Pendahuluan
Kasus korupsi yang melibatkan PT Sri Rejeki Isman Tbk (Sritex) menjadi sorotan publik setelah Kejaksaan Agung menetapkan mantan Direktur Utama Sritex, Iwan Setiawan Lukminto, sebagai tersangka dalam dugaan tindak pidana korupsi pemberian fasilitas kredit dari beberapa bank, yang mengakibatkan kerugian negara sebesar Rp692 miliar . Kasus ini membuka tabir lemahnya tata kelola perusahaan dan pengawasan perbankan di Indonesia
Kronologi Kasus
Pada tahun 2021, Sritex mengalami gagal bayar atas utang obligasi dan pinjaman sindikasi internasional. Perusahaan kemudian mengajukan Penundaan Kewajiban Pembayaran Utang (PKPU) ke Pengadilan Niaga Semarang. Namun, pada tahun 2024, Sritex dinyatakan pailit dengan total utang mencapai Rp29,8 triliun
Penyelidikan Kejaksaan Agung mengungkap bahwa Sritex menerima fasilitas kredit dari Bank BJB sebesar Rp543,98 miliar dan dari Bank DKI sebesar Rp149,01 miliar. Namun, pemberian kredit tersebut diduga melanggar prinsip kehati-hatian perbankan, karena tidak didasarkan pada analisis yang memadai dan tidak memenuhi persyaratan yang ditetapkan.
Analisis Hukum
1. Penyalahgunaan Fasilitas Kredit
Pemberian kredit oleh Bank BJB dan Bank DKI kepada Sritex diduga tidak sesuai dengan prinsip kehati-hatian perbankan sebagaimana diatur dalam Undang-Undang Nomor 10 Tahun 1998 tentang Perbankan. Kredit diberikan tanpa analisis risiko yang memadai, meskipun Sritex memiliki peringkat BB- yang menunjukkan risiko tinggi gagal bayar.
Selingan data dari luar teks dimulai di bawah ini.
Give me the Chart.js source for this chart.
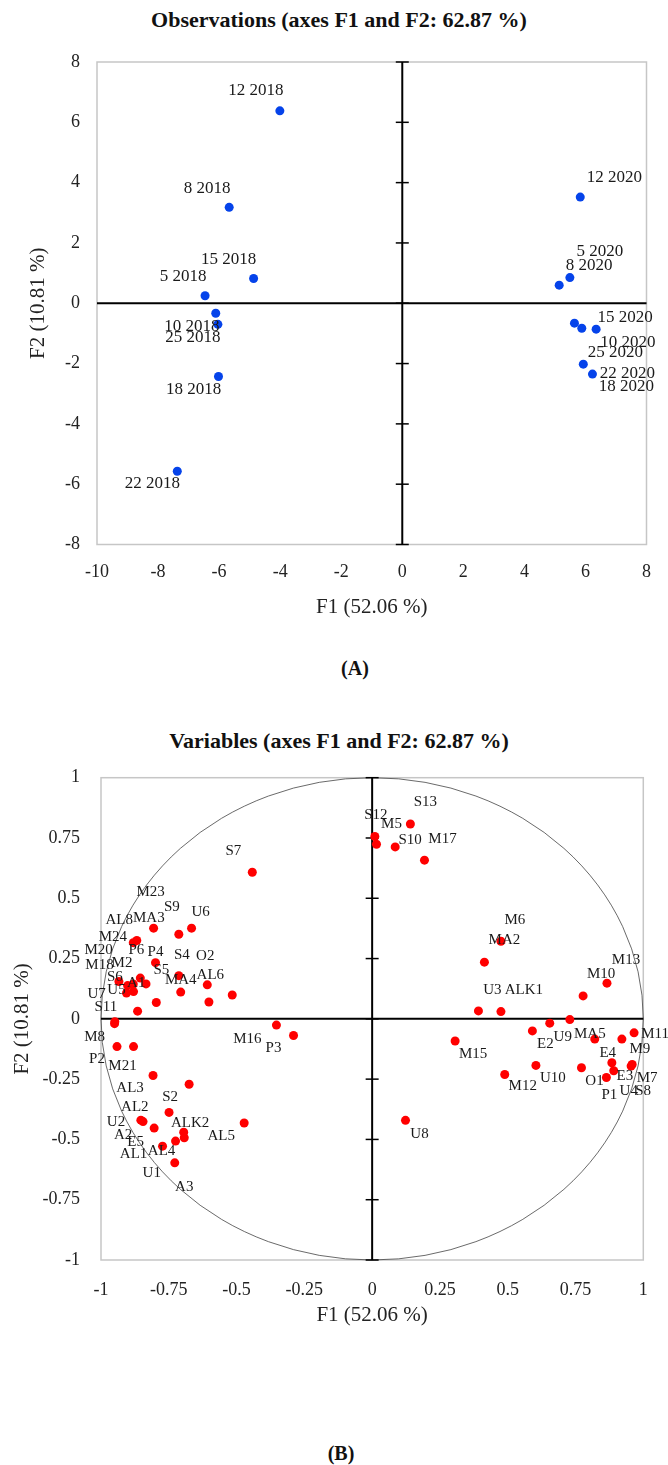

2. Tanggung Jawab Direksi dan Komisaris
Berdasarkan Undang-Undang Nomor 40 Tahun 2007 tentang Perseroan Terbatas, direksi dan komisaris memiliki tanggung jawab fidusia untuk menjalankan perusahaan dengan itikad baik dan penuh tanggung jawab. Dalam kasus ini, Iwan Setiawan Lukminto diduga menyalahgunakan dana kredit untuk membayar utang dan membeli aset non-produktif, yang tidak sesuai dengan tujuan awal pemberian kredit.
3. Kerugian Negara dan Pertanggungjawaban Pidana
Akibat dari penyalahgunaan fasilitas kredit tersebut, negara mengalami kerugian sebesar Rp692 miliar. Tindakan ini memenuhi unsur tindak pidana korupsi sebagaimana diatur dalam Undang-Undang Nomor 31 Tahun 1999 jo. Undang-Undang Nomor 20 Tahun 2001 tentang Pemberantasan Tindak Pidana Korupsi.
Dampak Sosial dan Ekonomi
Kepailitan Sritex berdampak signifikan terhadap perekonomian dan sosial, terutama di Kabupaten Sukoharjo, Jawa Tengah. Sebanyak 11.025 karyawan mengalami pemutusan hubungan kerja (PHK) secara bertahap sejak Agustus 2024 hingga Februari 2025 . Selain itu, banyak kreditur, termasuk bank dan pemasok, mengalami kerugian finansial yang besar.
Rekomendasi
- Penguatan Pengawasan Perbankan: Otoritas Jasa Keuangan (OJK) perlu memperketat pengawasan terhadap pemberian kredit oleh bank, terutama dalam hal analisis risiko dan kepatuhan terhadap prinsip kehati-hatian.
- Peningkatan Transparansi dan Akuntabilitas Perusahaan: Perusahaan publik harus meningkatkan transparansi dalam pelaporan keuangan dan pengelolaan utang, serta memastikan akuntabilitas direksi dan komisaris.
- Penegakan Hukum yang Tegas: Aparat penegak hukum harus menindak tegas pelaku tindak pidana korupsi, termasuk pihak-pihak yang terlibat dalam penyalahgunaan fasilitas kredit.
Penutup
Kasus korupsi Sritex menjadi cerminan nyata lemahnya tata kelola perusahaan dan pengawasan perbankan di Indonesia. Diperlukan reformasi menyeluruh dalam sistem perbankan dan tata kelola perusahaan untuk mencegah terulangnya kasus serupa di masa depan.